** Instructions to follow **
Select lines where the word "matplotlib" appears.

** Task input **

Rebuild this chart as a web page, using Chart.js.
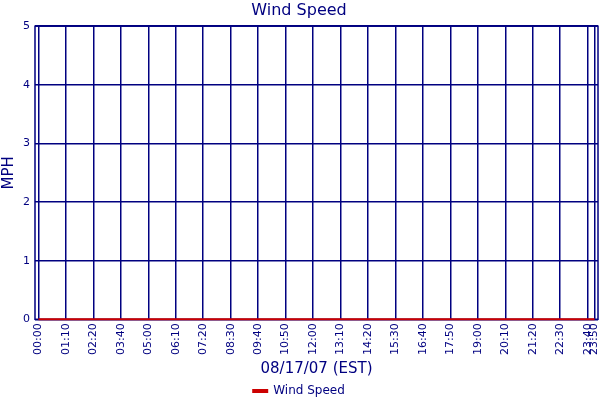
...
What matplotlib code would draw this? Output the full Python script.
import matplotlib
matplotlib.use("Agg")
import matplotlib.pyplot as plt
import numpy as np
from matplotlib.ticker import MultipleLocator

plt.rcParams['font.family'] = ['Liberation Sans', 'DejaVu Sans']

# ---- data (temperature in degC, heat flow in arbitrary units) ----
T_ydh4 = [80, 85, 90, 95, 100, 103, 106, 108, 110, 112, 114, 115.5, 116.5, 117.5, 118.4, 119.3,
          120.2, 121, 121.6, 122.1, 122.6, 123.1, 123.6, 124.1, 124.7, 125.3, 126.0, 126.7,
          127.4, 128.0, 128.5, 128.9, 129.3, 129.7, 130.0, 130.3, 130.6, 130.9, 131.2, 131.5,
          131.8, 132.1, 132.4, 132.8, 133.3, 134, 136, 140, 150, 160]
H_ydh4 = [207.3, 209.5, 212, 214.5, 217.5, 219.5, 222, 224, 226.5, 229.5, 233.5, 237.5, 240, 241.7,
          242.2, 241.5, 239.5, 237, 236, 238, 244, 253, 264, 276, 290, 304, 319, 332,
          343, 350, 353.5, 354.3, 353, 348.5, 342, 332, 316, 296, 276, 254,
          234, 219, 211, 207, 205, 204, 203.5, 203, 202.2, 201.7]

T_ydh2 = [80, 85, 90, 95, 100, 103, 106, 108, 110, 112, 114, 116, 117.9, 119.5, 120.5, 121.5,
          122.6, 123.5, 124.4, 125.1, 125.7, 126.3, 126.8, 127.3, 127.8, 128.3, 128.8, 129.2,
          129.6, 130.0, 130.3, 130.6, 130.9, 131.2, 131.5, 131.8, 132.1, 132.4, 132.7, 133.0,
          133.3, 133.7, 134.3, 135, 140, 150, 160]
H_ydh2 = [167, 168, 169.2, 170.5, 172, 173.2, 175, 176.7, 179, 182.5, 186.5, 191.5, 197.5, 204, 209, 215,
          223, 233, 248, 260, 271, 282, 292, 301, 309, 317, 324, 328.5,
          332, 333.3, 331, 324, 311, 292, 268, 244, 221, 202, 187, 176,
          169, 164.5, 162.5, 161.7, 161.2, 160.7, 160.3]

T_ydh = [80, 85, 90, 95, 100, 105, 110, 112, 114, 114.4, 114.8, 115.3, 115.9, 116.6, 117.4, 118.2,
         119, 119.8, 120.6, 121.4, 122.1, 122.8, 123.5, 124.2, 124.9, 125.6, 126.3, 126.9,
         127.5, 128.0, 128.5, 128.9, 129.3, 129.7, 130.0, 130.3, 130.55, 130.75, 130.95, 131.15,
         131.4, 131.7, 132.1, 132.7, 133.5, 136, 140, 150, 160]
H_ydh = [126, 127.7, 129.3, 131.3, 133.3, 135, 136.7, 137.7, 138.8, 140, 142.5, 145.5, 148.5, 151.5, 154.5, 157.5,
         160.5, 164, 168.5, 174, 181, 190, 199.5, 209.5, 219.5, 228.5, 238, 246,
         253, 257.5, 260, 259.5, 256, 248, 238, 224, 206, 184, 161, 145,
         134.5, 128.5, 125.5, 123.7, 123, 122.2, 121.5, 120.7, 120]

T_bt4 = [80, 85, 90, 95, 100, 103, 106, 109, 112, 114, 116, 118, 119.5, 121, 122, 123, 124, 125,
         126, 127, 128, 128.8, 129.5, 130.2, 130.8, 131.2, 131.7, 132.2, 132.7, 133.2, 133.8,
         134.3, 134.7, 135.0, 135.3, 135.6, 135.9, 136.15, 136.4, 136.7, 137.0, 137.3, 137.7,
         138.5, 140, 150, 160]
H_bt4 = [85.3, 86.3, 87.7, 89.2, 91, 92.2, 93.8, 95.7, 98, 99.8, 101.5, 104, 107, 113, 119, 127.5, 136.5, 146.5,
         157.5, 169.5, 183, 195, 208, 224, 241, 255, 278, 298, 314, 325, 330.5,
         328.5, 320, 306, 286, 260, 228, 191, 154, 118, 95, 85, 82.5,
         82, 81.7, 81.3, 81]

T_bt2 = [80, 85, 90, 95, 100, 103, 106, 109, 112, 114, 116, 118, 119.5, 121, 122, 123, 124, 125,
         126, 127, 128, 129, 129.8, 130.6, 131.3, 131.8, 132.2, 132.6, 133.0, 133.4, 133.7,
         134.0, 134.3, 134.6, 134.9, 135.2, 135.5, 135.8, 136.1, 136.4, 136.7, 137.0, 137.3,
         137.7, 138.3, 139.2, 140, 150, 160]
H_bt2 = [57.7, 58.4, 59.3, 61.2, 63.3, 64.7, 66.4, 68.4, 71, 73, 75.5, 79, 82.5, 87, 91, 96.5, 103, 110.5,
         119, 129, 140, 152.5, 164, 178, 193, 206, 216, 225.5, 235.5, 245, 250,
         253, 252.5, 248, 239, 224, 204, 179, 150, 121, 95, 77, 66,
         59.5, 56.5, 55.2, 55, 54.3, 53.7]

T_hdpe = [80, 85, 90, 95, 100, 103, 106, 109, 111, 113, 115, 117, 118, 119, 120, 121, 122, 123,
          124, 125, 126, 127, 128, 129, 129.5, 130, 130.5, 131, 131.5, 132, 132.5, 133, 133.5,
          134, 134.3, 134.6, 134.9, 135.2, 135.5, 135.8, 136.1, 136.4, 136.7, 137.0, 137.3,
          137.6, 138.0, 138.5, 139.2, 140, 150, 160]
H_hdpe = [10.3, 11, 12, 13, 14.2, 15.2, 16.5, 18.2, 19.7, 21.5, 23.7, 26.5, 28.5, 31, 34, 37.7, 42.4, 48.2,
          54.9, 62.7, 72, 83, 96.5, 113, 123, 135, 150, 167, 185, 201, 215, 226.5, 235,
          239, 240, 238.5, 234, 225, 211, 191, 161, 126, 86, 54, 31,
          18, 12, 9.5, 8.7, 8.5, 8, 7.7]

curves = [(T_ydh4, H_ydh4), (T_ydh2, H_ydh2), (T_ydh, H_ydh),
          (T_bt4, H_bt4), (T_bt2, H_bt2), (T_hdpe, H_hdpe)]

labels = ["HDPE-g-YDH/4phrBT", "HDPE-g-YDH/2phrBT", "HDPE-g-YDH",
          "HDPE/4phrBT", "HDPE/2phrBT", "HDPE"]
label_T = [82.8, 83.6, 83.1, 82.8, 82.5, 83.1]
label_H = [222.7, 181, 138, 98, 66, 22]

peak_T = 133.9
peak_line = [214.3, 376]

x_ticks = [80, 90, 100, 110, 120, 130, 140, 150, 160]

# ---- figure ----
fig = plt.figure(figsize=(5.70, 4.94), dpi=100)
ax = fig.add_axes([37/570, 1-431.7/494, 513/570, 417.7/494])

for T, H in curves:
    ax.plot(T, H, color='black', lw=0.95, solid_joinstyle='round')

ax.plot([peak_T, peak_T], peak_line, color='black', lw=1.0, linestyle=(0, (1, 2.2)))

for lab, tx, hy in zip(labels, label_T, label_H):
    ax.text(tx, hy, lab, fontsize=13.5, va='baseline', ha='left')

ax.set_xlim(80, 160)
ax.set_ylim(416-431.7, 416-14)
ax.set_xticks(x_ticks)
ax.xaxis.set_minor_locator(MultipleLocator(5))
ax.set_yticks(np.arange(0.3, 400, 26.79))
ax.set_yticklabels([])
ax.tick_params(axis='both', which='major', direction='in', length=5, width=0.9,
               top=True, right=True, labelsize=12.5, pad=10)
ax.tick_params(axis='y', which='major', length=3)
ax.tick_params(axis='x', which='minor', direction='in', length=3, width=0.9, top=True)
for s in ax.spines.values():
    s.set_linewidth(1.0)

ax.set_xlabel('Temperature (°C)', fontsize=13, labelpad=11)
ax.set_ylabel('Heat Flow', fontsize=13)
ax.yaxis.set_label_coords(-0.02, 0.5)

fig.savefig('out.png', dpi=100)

** Answer to this task **
What matplotlib code would draw this? Output the full Python script.
import matplotlib
matplotlib.use("Agg")
import matplotlib.pyplot as plt
from matplotlib.ticker import MultipleLocator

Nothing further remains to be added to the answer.